Les éléments naturels jouent un rôle certain dans l’abattement des habitants du village perdu, et d’abord le soleil accablant, cet ‘assassin borgne’ qui rend myope ; or, ‘que serait l’obéissance sans la myopie ?’, s’interroge le vieil homme rebelle et insoumis devant les hommes et leur justice, mais peut-être aussi, malgré ses professions de foi appuyées, devant son Dieu, Allah qui, par le simple mot d’‘Islam’, exige soumission et abandon du croyant.

Carlito, le chien borgne, ‘chien affamé mangeur d’homme’ à l’égal du Louison mythique des Indiens Guaranis du Paraguay, n’est-il pas en fait le Cerbère de l’Atlas qui châtie les coupables et les envoie aux Enfers ? Trou noir dans l’immensité cosmique, il est la porte entre deux espaces-temps qui s’ouvre dans le refuge même de l’ermite, la khalwa, ‘petite chambre au milieu du vide’. Et l’œil alors de ‘varier’, selon la terminologie de Roland Barthes: ‘Je regardais le chien et mon œil n’était plus l’organe destiné à des fonctions précises. Mon œil devenait demeure pour le monde entier. Je devenais l’univers’.

Cependant, le chien borgne et forcément ‘sans âge’ n’est qu’une sentinelle avancée. ‘À chaque génération, son borgne’, nous affirme Abderrahman Beggar ; prophète dans le désert, il précède et annonce l’aveugle.  Ce Tirésias arabe appelle l’incrédule à partager sa solitude. Non seulement voit-il par-delà les ténèbres, mais il sent la présence de la mort dans la maison, ‘sans même dépasser le seuil’ de la porte. Il ne peut, pour autant, arrêter ce qui est écrit : ‘Le faire devient un irréductible’, énonce Charles Gervais dans ‘À propos de La critique de la raison dialectique’.  Quand l’homme apprend, de la bouche même d’un vieil aveugle le sens de ses origines, à savoir sa bâtardise partagée par le plus grand nombre des Aït’Aaq, alors devient-il vraiment ‘celui qui a compris’ (aït’aaq en arabe), comme le corbeau de la légende qui crie : ‘il a compris’ et qu’Allah transforme pour cela en symbole des ténèbres. Reprenant les thèmes de la littérature médiévale occidentale qui associent l’ermite et le bâtard en les insérant dans un contexte nord-africain, Abderrahman Beggar fait réparer par l’homme la faute tragique du père et tuer le nouveau maître, son demi-frère, miroir de lui-même, scellant ainsi le propre destin du meurtrier : ‘Soudain, ses yeux se tournèrent vers moi. Ce n’étaient pas ses yeux. C’étaient les miens. J’en étais sûr. J’ai vu mes propres yeux habités par la mort’. 
                                                                                                                                                                                                                          Alain Saint-Saëns

OUVRAGES CITÉS

 

- Aristote, Poétique. Traduction Odette Bellevue et Séverine Aufret (Éditions Mille et Une Nuits : Paris, 2006).

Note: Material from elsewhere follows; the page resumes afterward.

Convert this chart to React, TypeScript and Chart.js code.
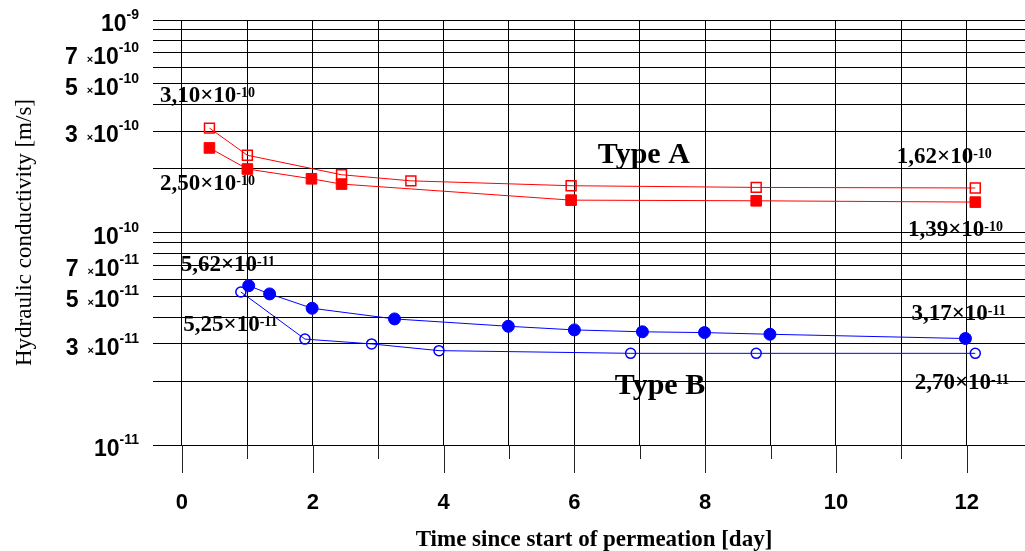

- Bataille (Georges)/Lord Auch, Histoire de l’œil (René Bonnel Éditeur : Paris, 1928).

- Barthes (Roland), ‘La métaphore de l’œil’, Essais critiques (Editions du Seuil : Paris, 1991), pp. 237-244.

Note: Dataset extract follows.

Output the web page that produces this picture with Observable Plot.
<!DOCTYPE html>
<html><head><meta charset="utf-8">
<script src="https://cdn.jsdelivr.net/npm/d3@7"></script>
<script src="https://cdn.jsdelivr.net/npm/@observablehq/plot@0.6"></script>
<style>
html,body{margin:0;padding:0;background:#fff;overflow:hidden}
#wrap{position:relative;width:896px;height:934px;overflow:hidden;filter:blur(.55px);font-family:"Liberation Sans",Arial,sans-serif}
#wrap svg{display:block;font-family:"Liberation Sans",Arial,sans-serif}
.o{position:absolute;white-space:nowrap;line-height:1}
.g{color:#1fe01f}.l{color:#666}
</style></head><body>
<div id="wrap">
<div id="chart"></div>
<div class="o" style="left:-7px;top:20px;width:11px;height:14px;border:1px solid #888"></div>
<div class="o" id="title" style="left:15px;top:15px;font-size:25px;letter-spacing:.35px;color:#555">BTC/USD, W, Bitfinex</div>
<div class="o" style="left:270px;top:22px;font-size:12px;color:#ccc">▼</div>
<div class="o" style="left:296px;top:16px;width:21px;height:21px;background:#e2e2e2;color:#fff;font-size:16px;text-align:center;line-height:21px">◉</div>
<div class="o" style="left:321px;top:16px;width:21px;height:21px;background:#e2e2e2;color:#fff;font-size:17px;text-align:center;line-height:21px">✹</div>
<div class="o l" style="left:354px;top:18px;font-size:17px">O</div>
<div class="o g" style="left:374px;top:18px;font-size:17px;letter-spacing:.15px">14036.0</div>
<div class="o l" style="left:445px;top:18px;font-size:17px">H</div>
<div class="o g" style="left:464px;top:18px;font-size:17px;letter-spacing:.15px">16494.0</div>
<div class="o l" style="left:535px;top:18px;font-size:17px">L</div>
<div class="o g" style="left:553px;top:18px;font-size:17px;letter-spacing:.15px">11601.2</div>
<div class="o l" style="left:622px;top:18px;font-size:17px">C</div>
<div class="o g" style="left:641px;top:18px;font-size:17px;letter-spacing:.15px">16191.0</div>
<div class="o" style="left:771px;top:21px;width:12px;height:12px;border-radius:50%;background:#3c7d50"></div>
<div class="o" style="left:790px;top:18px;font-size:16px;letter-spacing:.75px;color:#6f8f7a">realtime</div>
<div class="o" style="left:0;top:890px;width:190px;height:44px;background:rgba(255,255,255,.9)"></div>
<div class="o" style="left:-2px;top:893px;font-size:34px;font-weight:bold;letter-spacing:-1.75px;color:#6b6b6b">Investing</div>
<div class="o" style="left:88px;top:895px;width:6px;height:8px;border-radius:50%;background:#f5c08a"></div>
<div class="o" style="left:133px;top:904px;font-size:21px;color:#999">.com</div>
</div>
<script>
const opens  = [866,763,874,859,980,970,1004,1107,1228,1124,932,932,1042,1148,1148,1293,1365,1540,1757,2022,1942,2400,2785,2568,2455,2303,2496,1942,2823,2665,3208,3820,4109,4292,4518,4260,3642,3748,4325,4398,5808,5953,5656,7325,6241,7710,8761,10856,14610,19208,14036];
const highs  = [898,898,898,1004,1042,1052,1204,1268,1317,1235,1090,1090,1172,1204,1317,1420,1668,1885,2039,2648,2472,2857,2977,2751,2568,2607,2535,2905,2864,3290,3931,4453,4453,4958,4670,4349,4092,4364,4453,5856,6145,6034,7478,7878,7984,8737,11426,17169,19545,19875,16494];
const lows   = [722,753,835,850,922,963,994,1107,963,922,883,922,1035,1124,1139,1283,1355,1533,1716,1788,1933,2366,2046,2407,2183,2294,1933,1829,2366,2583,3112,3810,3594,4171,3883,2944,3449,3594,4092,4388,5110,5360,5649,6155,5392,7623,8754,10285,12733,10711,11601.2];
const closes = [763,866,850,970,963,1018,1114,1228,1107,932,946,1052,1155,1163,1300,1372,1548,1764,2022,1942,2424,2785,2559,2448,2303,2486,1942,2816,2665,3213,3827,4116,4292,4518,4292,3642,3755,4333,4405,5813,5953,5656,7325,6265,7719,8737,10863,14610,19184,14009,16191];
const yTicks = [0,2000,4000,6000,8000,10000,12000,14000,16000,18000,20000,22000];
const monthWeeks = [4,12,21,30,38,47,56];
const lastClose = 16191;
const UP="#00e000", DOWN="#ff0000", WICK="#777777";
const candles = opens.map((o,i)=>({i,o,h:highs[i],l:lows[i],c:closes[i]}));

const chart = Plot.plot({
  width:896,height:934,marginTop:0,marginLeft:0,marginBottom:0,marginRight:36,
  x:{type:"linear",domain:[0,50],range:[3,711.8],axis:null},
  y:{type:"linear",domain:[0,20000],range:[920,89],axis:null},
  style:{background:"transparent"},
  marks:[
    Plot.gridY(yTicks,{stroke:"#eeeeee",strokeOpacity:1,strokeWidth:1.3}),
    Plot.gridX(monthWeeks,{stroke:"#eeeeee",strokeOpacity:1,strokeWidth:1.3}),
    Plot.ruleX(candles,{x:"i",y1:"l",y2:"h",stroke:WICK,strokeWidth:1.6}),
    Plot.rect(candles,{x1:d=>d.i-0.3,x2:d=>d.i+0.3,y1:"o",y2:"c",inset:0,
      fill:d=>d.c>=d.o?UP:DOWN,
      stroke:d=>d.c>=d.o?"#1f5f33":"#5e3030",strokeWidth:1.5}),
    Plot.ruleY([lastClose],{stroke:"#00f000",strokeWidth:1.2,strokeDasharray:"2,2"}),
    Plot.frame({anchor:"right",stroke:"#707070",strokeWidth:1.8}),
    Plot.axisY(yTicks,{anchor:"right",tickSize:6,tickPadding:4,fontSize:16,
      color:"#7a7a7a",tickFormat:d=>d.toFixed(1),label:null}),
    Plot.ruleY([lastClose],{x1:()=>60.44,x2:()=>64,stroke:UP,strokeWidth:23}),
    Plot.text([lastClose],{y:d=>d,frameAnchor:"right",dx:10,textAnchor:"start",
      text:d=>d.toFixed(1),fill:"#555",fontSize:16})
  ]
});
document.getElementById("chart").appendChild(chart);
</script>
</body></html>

- Gervais (Charles), ‘Y a-t-il un deuxième Sartre ? À propos de La critique de la raison dialectique’, Revue Philosophique de Louvain, Vol. 67, no. 93 (1969), p. 103.

- Hugo (Victor), La légende des siècles, Première Série. Notes par Jean Gaudon (Robert Laffont Éditeur : Paris, 1985), ‘La conscience’.

- ‘Islam’, Wikipedia : http://fr.wikipedia.org/wiki/Islam.   

- ‘Mektoub’, Centre National de Ressources Textuelles et Lexicales : http://www.cnrtl.fr/definition/mektoub.

- ‘Mitos del Paraguay’, Wikipedia: http://es.wikipedia.org/wiki/ Mitos_del_Paraguay.

- Saïd (Suzanne), La faute tragique (François Maspéro Éditeur : Paris, 1978).

- Saint-Saëns (Alain), ‘El bastardo, el ermitaño y el caballero’, in José Antonio Alonso Navarro (Ed.), El caballero Degaré. Traduction du moyen anglais à l’espagnol (Editorial Marben : Asunción, 2015), pp. 5-17. 

- Sartre (Jean-Paul), La critique de la raison dialectique (Éditions Gallimard : Paris, 1960).

 

 

 Abderrahman Beggar vivait à Paris avant de venir s’installer dans l’Ontario au Canada.  Il est écrivain et Professeur de Littératures Comparées à l’Université de Wilfrid Laurier. L’œil du chien est son second roman. Le premier, Le chant de Goubi, a été publié à Paris en 2005 aux Éditions L'Harmattan.